**INFORMATION SUPPLIED:**

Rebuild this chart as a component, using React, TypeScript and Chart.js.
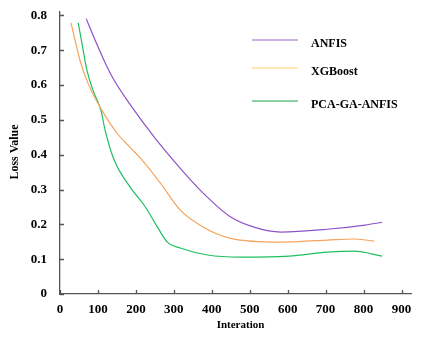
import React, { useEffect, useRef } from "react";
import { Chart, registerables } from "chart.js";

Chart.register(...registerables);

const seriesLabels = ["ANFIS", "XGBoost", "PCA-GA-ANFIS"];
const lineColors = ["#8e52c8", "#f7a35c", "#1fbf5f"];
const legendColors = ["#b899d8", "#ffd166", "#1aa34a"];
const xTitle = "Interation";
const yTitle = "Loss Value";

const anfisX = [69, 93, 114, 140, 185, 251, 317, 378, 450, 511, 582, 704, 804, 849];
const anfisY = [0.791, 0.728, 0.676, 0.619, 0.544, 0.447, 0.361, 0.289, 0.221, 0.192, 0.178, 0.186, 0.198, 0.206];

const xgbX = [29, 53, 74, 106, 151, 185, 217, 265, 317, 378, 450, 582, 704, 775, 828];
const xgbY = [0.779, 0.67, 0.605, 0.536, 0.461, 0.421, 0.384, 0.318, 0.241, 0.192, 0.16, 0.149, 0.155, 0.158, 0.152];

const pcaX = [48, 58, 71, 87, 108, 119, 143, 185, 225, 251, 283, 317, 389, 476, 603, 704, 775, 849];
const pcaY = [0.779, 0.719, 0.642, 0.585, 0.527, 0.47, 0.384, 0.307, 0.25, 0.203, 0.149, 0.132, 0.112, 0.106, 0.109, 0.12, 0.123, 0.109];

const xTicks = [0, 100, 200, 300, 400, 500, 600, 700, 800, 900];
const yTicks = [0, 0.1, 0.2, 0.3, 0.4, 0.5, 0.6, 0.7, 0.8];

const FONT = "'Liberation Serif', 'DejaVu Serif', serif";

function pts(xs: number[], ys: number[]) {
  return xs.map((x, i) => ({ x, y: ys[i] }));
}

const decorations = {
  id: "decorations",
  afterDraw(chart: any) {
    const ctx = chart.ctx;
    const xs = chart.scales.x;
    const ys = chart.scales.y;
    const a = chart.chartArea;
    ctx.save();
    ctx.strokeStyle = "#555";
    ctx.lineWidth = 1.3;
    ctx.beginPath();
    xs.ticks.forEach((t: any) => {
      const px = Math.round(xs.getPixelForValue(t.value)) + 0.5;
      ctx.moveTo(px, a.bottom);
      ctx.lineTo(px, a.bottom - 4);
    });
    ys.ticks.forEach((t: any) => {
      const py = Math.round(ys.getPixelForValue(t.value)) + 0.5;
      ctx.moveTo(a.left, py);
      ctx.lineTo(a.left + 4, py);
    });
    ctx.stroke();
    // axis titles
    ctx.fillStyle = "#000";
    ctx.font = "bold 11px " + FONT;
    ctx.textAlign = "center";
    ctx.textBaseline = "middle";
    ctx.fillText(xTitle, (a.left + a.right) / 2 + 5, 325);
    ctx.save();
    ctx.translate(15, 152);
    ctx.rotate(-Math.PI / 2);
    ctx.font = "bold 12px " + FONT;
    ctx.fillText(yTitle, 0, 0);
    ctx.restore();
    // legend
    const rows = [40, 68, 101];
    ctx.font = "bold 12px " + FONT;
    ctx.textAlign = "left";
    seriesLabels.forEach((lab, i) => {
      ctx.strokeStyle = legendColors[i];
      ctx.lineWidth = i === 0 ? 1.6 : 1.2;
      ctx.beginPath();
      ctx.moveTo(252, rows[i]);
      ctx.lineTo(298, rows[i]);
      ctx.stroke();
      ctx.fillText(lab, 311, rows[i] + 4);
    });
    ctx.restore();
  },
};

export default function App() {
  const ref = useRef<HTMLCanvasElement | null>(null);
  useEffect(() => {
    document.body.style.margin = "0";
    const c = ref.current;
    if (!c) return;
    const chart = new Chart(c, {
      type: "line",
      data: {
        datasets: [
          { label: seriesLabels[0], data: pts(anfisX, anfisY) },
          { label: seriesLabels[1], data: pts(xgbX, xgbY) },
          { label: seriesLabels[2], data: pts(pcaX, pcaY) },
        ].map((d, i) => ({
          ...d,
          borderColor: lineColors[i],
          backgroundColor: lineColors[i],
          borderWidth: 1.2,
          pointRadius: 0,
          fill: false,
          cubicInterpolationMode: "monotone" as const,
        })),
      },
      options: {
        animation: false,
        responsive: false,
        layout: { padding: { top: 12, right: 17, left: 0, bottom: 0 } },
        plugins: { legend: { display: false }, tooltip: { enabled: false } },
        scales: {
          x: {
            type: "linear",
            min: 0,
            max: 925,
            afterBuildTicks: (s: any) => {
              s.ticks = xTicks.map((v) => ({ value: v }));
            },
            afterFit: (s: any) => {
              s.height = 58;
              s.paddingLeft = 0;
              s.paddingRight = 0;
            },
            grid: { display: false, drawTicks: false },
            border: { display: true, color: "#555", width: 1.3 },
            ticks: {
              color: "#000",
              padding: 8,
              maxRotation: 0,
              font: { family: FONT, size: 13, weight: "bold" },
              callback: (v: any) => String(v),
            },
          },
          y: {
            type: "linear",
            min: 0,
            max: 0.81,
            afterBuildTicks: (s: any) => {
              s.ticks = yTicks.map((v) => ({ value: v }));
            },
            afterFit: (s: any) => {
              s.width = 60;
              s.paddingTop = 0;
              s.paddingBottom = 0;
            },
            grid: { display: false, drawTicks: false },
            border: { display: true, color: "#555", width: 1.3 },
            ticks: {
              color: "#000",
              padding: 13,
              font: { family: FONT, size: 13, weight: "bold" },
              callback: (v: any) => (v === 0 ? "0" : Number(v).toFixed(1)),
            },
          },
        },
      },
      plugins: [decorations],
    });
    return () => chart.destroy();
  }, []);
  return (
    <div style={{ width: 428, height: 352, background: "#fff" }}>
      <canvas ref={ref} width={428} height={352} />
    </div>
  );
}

**THE EXERCISE:** Skip the pictures and restate exactly the lines from the beginning of the listing to the line with "0.186, 0.198, 0.206];", that line included.

**ANSWER TO THIS PROBLEM:**
Rebuild this chart as a component, using React, TypeScript and Chart.js.
import React, { useEffect, useRef } from "react";
import { Chart, registerables } from "chart.js";

Chart.register(...registerables);

const seriesLabels = ["ANFIS", "XGBoost", "PCA-GA-ANFIS"];
const lineColors = ["#8e52c8", "#f7a35c", "#1fbf5f"];
const legendColors = ["#b899d8", "#ffd166", "#1aa34a"];
const xTitle = "Interation";
const yTitle = "Loss Value";

const anfisX = [69, 93, 114, 140, 185, 251, 317, 378, 450, 511, 582, 704, 804, 849];
const anfisY = [0.791, 0.728, 0.676, 0.619, 0.544, 0.447, 0.361, 0.289, 0.221, 0.192, 0.178, 0.186, 0.198, 0.206];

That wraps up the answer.